Sobre os avanços da pasta, nestes dois meses, a secretária apresentou como resultado a expectativa da publicação de um decreto, previsto para a próxima semana. Hoje, a Secretaria de Cultura responde formalmente a dois Ministérios: o do Turismo e o da Cidadania; com a medida passará a responder apenas ao Turismo, o que pode dar mais agilidade burocrática ao órgão. No entanto, cumpre informar que o decreto mencionado está desenhado há mais de um ano e sua possível publicação teria natural força com a entrada de qualquer novo gestor.
Além disso, apresentou duas Instruções Normativas, uma que prorroga o prazo de prestação de contas dos projetos desde que justificada a necessidade, porém este dispositivo já é comum dentro dos programas e leis existentes. Já a outra Instrução Normativa prevê a suspensão de débitos do setor, com vistas à não dispensa de funcionários, no entanto, como deveria ser de amplo conhecimento, na área cultural a maior parte dos profissionais da cultura são autônomos ou informais.
É papel do governo promover programas emergenciais de apoio às categorias mais afetadas economicamente com a crise. A Secretaria Especial da Cultura precisa apresentar um plano de apoio às artes e à cultura, envolvendo suas Entidades Vinculadas (como Funarte, Ancine, Patrimônio Histórico etc), como também promover políticas orientadoras e repasses financeiros aos Estados e Municípios.
Parte do legislativo vem cumprindo seu papel. Segue em tramitação no Estado de São Paulo o PL 253/2020, que prevê uma renda básica para trabalhadores da Cultura e subsídio para os espaços Culturais serem preservados diante da crise do covid-19. Na Câmara Federal corre em regime de urgência o PL 1075/2020, que dispõe da criação da Lei Nacional de Emergência Cultural, com concessão de benefícios aos trabalhadores, negociação de dívidas e prazos, bem como a proibição do corte de água, luz e internet para pessoas jurídicas que atuem na área. Em ambos os casos os recursos concedidos serão provenientes dos Fundos de Cultura existentes no Estado de São Paulo e na União.
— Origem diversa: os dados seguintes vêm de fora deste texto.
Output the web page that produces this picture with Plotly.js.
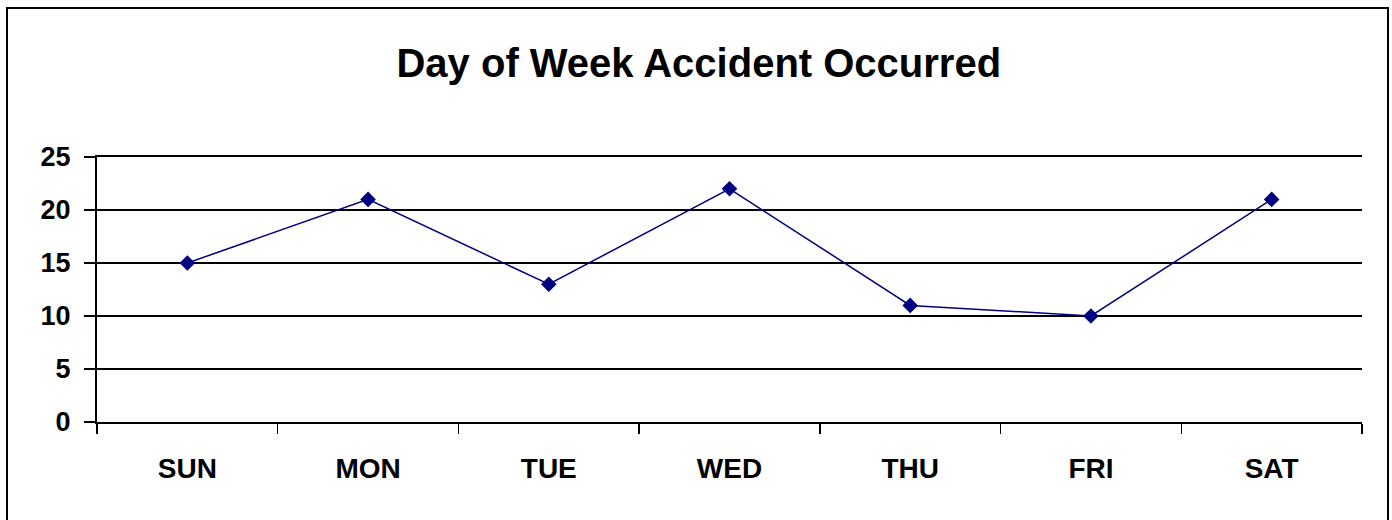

Regina Duarte ainda disse que a cultura não tem partido ao mesmo tempo que relatou o impedimento de uma indicada sua ser nomeada devido a uma filiação partidária. Cultura realmente não tem partido, mas tem opinião e lado. A cultura neste país também é feita de luta.
No dia seguinte ao encontro com o presidente em que não sabia se seguiria no cargo, Regina Duarte mais uma vez cumpriu com seu papel. A ex-atriz fez uma aparição pública e afirmou que quem escolhe a equipe é o seu chefe, reiterou a justificativa de Bolsonaro em relação às suas interferências na Política Federal, por fim, deu “chilique” e destratou a imprensa, mostrando-se alinhada com a forma arrogante e autoritária que esse governo conversa com os profissionais de comunicação. O espetáculo durou 40 minutos, mas a intensidade foi de uma tragédia grega!
Gil Marçal é Gestor e produtor cultural. Foi Diretor de Cidadania da Secretaria Municipal de Cultura de SP, Diretor de Artes na Secretaria da Cultura de Osasco e Chefe da Representação Regional do Ministério da Cultura em São Paulo.